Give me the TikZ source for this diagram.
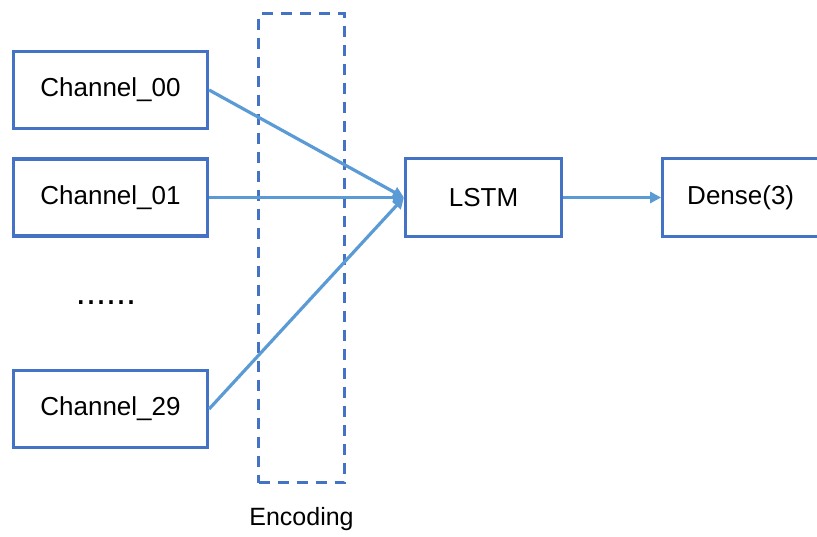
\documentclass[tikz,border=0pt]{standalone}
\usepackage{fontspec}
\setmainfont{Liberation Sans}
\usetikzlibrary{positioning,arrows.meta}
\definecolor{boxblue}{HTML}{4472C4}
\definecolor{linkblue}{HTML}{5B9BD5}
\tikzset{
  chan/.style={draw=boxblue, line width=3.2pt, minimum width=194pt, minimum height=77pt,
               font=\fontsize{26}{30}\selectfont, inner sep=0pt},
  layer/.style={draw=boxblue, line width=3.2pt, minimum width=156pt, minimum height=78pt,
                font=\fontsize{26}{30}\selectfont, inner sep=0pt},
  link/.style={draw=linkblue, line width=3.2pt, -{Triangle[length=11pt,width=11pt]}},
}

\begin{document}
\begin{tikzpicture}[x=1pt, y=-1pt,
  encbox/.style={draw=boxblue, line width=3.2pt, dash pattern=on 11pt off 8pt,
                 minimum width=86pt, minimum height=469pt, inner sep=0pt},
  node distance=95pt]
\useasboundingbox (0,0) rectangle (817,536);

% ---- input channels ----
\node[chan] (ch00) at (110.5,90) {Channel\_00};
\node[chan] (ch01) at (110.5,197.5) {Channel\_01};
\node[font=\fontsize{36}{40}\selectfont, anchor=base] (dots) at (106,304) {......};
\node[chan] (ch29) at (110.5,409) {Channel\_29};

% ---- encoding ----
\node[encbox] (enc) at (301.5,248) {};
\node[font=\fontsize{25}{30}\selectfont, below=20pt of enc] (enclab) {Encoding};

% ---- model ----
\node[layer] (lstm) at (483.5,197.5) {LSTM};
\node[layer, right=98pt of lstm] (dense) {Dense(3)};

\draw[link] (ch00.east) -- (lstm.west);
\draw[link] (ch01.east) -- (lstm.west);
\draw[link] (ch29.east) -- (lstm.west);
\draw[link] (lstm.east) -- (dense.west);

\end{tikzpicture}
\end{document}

INSTRUCTIONS FOR THE TASK »
Skip the pictures, please, and transcribe only the lines from the beginning of the material through the one that contains "(0,0) rectangle (817,536);".

RESULT »
Give me the TikZ source for this diagram.
\documentclass[tikz,border=0pt]{standalone}
\usepackage{fontspec}
\setmainfont{Liberation Sans}
\usetikzlibrary{positioning,arrows.meta}
\definecolor{boxblue}{HTML}{4472C4}
\definecolor{linkblue}{HTML}{5B9BD5}
\tikzset{
  chan/.style={draw=boxblue, line width=3.2pt, minimum width=194pt, minimum height=77pt,
               font=\fontsize{26}{30}\selectfont, inner sep=0pt},
  layer/.style={draw=boxblue, line width=3.2pt, minimum width=156pt, minimum height=78pt,
                font=\fontsize{26}{30}\selectfont, inner sep=0pt},
  link/.style={draw=linkblue, line width=3.2pt, -{Triangle[length=11pt,width=11pt]}},
}

\begin{document}
\begin{tikzpicture}[x=1pt, y=-1pt,
  encbox/.style={draw=boxblue, line width=3.2pt, dash pattern=on 11pt off 8pt,
                 minimum width=86pt, minimum height=469pt, inner sep=0pt},
  node distance=95pt]
\useasboundingbox (0,0) rectangle (817,536);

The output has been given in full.